Rash of NHL Injuries Direct Consequence of Parity

Matt Hutter@mahutter12Analyst INovember 9, 2009

RALEIGH, NC - APRIL 21:  Tuomo Ruutu #15 of the Carolina Hurricanes lays injured on the ice against the New Jersey Devils during Game Four of the Eastern Conference Quarterfinals of the 2009 Stanley Cup Playoffs on April 21, 2009 at the RBC Center in Raleigh, North Carolina.  Carolina won 4-3. (Photo by: Grant Halverson/Getty Images)
Grant Halverson/Getty Images


That one word was used countless times by the NHL to justify closing the league down for an entire year.

The cap imposed on all 30 teams at the beginning of the 2005-06 season was designed to lessen some teams' ability to spend wildly on free-agents and increase other teams' competitiveness as a result.

Five seasons into the cap era in the NHL, this has largely been achieved.

On any given night, against any given opponent, a team knows that coming out with a win is not going to be easy.

Now, some would say that this was always the case, that there has never been any "easy games" in the NHL, and every team is a tough opponent.

If one subscribes to this view, one would have to believe that in say, 2001-02, a team like the Detroit Red Wings would view a match against the Tampa Bay Lightning to be on par with taking on the Colorado Avalanche.


Such a game back then was what it was, two points in the bank and an opportunity to put on a clinic and give your backup goalie some confidence.

Those days are gone.

The rags-to-riches stories being written early this season with teams like the Phoenix Coyotes, Colorado Avalanche and Los Angeles Kings as major characters, explicitly demonstrate how much of a toss-up first place in a division, conference or the even league itself, is nowadays.

Think about it.

When was the last time you heard someone refer to the "big three" in the East or West?

If someone wanted to use this term to identify the three best teams, it would be rendered almost meaningless from month to month, thus making it a worthless label to apply.

Nonetheless, however it was achieved, parity, as a whole, is a good thing.

It makes each game more exciting, brings attention to more teams and ultimately, makes the entire league a more marketable product (not that the league takes advantage of this fact, but I digress).

But, this season, we are seeing an unintended result of league parity in the form of injuries.

Hockey is a physical, fast-paced, and dangerous sport; injuries have been, and will always be, inevitable consequences of playing the game.

However, with increased parity comes an increase in the competitiveness of each team and player.

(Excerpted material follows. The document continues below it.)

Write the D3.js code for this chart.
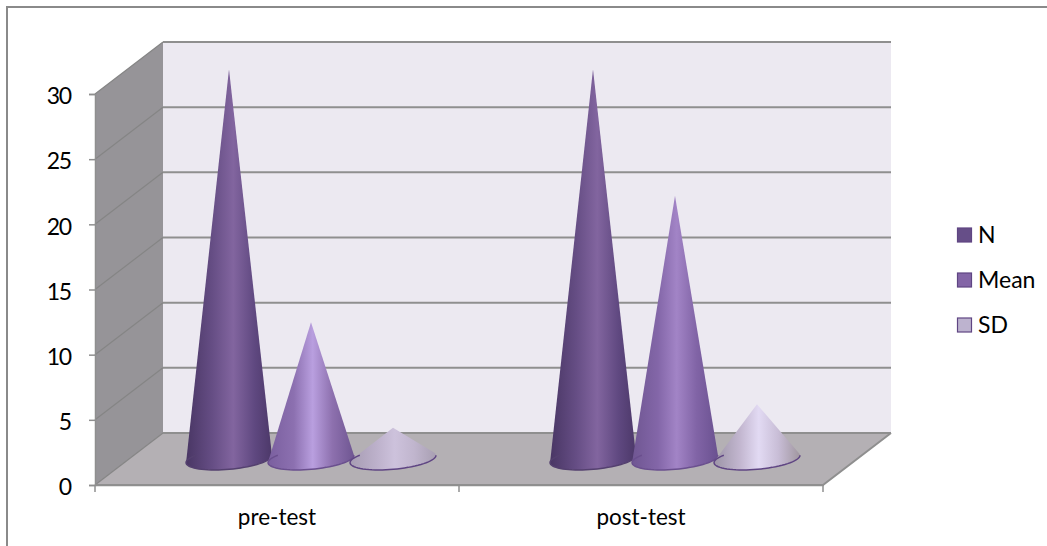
<!DOCTYPE html>
<html>
<head>
<meta charset="utf-8">
<script src="https://cdn.jsdelivr.net/npm/d3@7"></script>
<style>
  body { margin: 0; background: #fff; }
  text { font-family: Lato, "Open Sans", sans-serif; fill: #000; }
</style>
</head>
<body>
<svg></svg>
<script>
let categories = ['pre-test', 'post-test']
let seriesNames = ['N', 'Mean', 'SD']
let nValues = [29.9, 29.9]
let meanValues = [10.5, 20.2]
let sdValues = [2.4, 4.2]
let yTicks = [0, 5, 10, 15, 20, 25, 30]

let allValues = [nValues, meanValues, sdValues]

let width = 1047
let height = 546

// front plane of the 3d box, the back wall is the same thing shifted by depth
let left = 95
let right = 823
let bottom = 485
let top30 = 94
let depthX = 68
let depthY = -52

let svg = d3.select('svg').attr('width', width).attr('height', height)

let xScale = d3.scaleBand().domain(categories).range([left, right])
let seriesScale = d3.scaleBand().domain(seriesNames).range([0, 246])
let yScale = d3.scaleLinear().domain([0, 30]).range([bottom, top30])

// short cones catch more light in the original, so one gradient per cone: [series][category]
let gradients = [
  [
    [[0, '#493664'], [0.3, '#654d84'], [0.55, '#82659f'], [0.8, '#5f4880'], [1, '#4c3869']],
    [[0, '#493664'], [0.3, '#654d84'], [0.55, '#82659f'], [0.8, '#5f4880'], [1, '#4c3869']]
  ],
  [
    [[0, '#7a5f9f'], [0.3, '#8c70b0'], [0.52, '#b99fdf'], [0.75, '#8d70ae'], [1, '#6f5692']],
    [[0, '#6f5692'], [0.3, '#8366a8'], [0.52, '#a284c6'], [0.75, '#8164a6'], [1, '#6a5190']]
  ],
  [
    [[0, '#a69cb2'], [0.3, '#bcb0ca'], [0.52, '#cdc2dc'], [0.75, '#c0b5cd'], [1, '#a89fb2']],
    [[0, '#9c94a6'], [0.3, '#c2b6cf'], [0.52, '#e2daf3'], [0.75, '#c8bdd6'], [1, '#a0969f']]
  ]
]
let rimColors = ['#54406f', '#6a4f8e', '#5f4583']
let legendFills = ['#664e88', '#8365a6', '#bdb3cf']

let defs = svg.append('defs')
gradients.forEach((row, s) => {
  row.forEach((stops, c) => {
    let g = defs.append('linearGradient').attr('id', 'cone' + s + '-' + c)
    stops.forEach((st) => {
      g.append('stop').attr('offset', st[0]).attr('stop-color', st[1])
    })
  })
})

let drawFrame = () => {
  // only the left and top edges of the frame show in the picture
  svg.append('path')
    .attr('d', d3.line()([[7, height], [7, 7], [width, 7]]))
    .attr('fill', 'none')
    .attr('stroke', '#8a8a8a')
    .attr('stroke-width', 2)
}

let drawBox = () => {
  // side wall
  svg.append('path')
    .attr('d', d3.line()([[left, yScale(30)], [left + depthX, yScale(30) + depthY], [left + depthX, bottom + depthY], [left, bottom]]))
    .attr('fill', '#969498')
  // back wall
  svg.append('rect')
    .attr('x', left + depthX).attr('y', yScale(30) + depthY)
    .attr('width', right - left).attr('height', bottom - top30)
    .attr('fill', '#ece9f1')
  // floor
  svg.append('path')
    .attr('d', d3.line()([[left, bottom], [left + depthX, bottom + depthY], [right + depthX, bottom + depthY], [right, bottom]]))
    .attr('fill', '#b4b0b4')

  // gridlines: thin on the side wall, heavier on the back wall
  yTicks.forEach((t) => {
    svg.append('path')
      .attr('d', d3.line()([[left, yScale(t)], [left + depthX, yScale(t) + depthY]]))
      .attr('fill', 'none')
      .attr('stroke', '#858585')
      .attr('stroke-width', 1.2)
    svg.append('path')
      .attr('d', d3.line()([[left + depthX, yScale(t) + depthY], [right + depthX, yScale(t) + depthY]]))
      .attr('fill', 'none')
      .attr('stroke', '#8f8f8f')
      .attr('stroke-width', 2)
  })
  svg.append('path')
    .attr('d', d3.line()([[left, bottom], [right, bottom], [right + depthX, bottom + depthY]]))
    .attr('fill', 'none')
    .attr('stroke', '#8f8f8f')
    .attr('stroke-width', 2)
}

let drawAxis = () => {
  let yAxis = d3.axisLeft(yScale).tickValues(yTicks).tickSize(6).tickPadding(18)
  let y = svg.append('g')
    .attr('transform', 'translate(' + left + ', 0)')
    .call(yAxis)
  y.selectAll('.tick text')
    .attr('dy', '0.42em')
    .style('font-size', '23px')
    .style('letter-spacing', '-1.2px')
    .attr('fill', '#000')

  let xAxis = d3.axisBottom(xScale).tickValues([]).tickSizeOuter(0)
  let x = svg.append('g')
    .attr('transform', 'translate(0, ' + bottom + ')')
    .call(xAxis)
  // category separators sit on the band edges, not the centres
  let edges = categories.map((c) => xScale(c)).concat([right])
  x.selectAll('.sep').data(edges).enter().append('line')
    .attr('class', 'sep')
    .attr('x1', (d) => d).attr('x2', (d) => d)
    .attr('y1', 0).attr('y2', 7)
    .attr('stroke', '#8f8f8f').attr('stroke-width', 1.5)
  x.selectAll('.cat').data(categories).enter().append('text')
    .attr('class', 'cat')
    .attr('x', (d) => xScale(d) + xScale.bandwidth() / 2)
    .attr('y', 40)
    .attr('text-anchor', 'middle')
    .style('font-size', '22.5px')
    .text((d) => d)

  svg.selectAll('.domain').attr('stroke', '#8f8f8f').attr('stroke-width', 1.5)
  svg.selectAll('.tick line').attr('stroke', '#8f8f8f').attr('stroke-width', 1.5)
}

let drawCones = () => {
  let midX = depthX / 2
  let midY = depthY / 2
  let radius = seriesScale.bandwidth() / 2 - 0.5
  let flat = 0.42

  categories.forEach((cat, c) => {
    seriesNames.forEach((name, s) => {
      let value = allValues[s][c]
      let cx = xScale(cat) + xScale.bandwidth() / 2 + midX + seriesScale(name) + seriesScale.bandwidth() / 2 - 123
      let cy = yScale(0) + midY
      let tip = [cx, yScale(value) + midY]

      // base circle lying on the skewed floor
      let rimPoint = (deg) => {
        let a = deg * Math.PI / 180
        return [cx + radius * Math.cos(a) + flat * midX * Math.sin(a), cy + flat * midY * Math.sin(a)]
      }
      let base = d3.range(0, 360, 5).map(rimPoint)
      let hull = d3.polygonHull(base.concat([tip]))

      svg.append('path')
        .attr('d', d3.line()(hull) + 'Z')
        .attr('fill', 'url(#cone' + s + '-' + c + ')')

      // visible front part of the rim
      let front = d3.range(160, 385, 5).map(rimPoint)
      svg.append('path')
        .attr('d', d3.line()(front))
        .attr('fill', 'none')
        .attr('stroke', rimColors[s])
        .attr('stroke-width', 1.5)
    })
  })
}

let drawLegend = () => {
  let legendY = d3.scalePoint().domain(seriesNames).range([235, 325])
  seriesNames.forEach((name, i) => {
    svg.append('rect')
      .attr('x', 957.5).attr('y', legendY(name) - 7)
      .attr('width', 14).attr('height', 14)
      .attr('fill', legendFills[i])
      .attr('stroke', '#5f4583')
      .attr('stroke-width', 1.2)
    svg.append('text')
      .attr('x', 978).attr('y', legendY(name) + 7.5)
      .style('font-size', '23px')
      .text(name)
  })
}

drawFrame()
drawBox()
drawAxis()
drawCones()
drawLegend()
</script>
</body>
</html>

As a result, guys are blocking shots, finishing checks and pushing their physical limits in the regular season with a ferocity and frequency they used to reserve for the playoffs.

NHL teams now have the mentality that the playoffs begin in October.

While this is slightly exaggerated, there's no doubt that losing games in October can cost you a prime playoff position in April.

Fans certainly benefit from this increased urgency to empty the tank each and every night; it makes for much more entertaining hockey.

But as we're seeing this year, players and teams are paying the price.

There are currently 107 NHL roster players out due to injury, approximately 16% of players in the league.

That might not seem like much, but this equates to an average of 3.6 players per team sitting out games due to injury.Β  What's more, most of these players aren't fourth-line goons or seventh defense men.

Ilya Kovalchuk, Evgeni Malkin, Roberto Luongo, Johan Franzen, Jonathan Toews, Marc Savard, Shea Weber and Alexander Ovechkin, among others, are all sidelined with injuries.

These are not scrub players.

These are players that are essentially irreplaceable on their respective teams, and whose absence has left an impact.

This isn't surprising given that, with a rise in competition during regular season games, your best players must also raise their games to meet the challenge.

This increase in injury is particularly evident in the Central Division, perhaps the toughest in the NHL.

19 players among five teams are currently sitting out due to injury. With each team playing six times against the other, the injuries to players such as Shea Weber (Nashville), Johan Franzen (Detroit) and Jonathan Toews (Chicago) will only increase the need for their respective teams to play even harder against each other.

One team is trying to make up for the absence of a star player, and the other is trying to exploit the absence in an effort to win.

Teams like Chicago have been able to better absorb the loss of players like Jonathan Toews (not to mention Marian Hossa who has yet to play a game as a Blackhawk), due to their depth.

However, a team like Detroit has continued to suffer the loss of power-forward Johan Franzen three games into the season as the cap has limited their depth of talent at forward.

In this way, parity is hurting the Red Wings two-fold: the cap limiting their depth of talent and increased competition putting their players at greater risk.

Don't misunderstand the point here, this isn't a complaint about parity or the salary cap.

This is merely an observation about how these things have contributed to an increase in injury among players in the NHL.

The assertion that, "Every game is important", was once clear hyperbole in the NHL.

Today, it is an undeniable fact.

With every NHL team treating every match-up like a playoff game, injured lists and roster lists may soon become hard to distinguish from one another.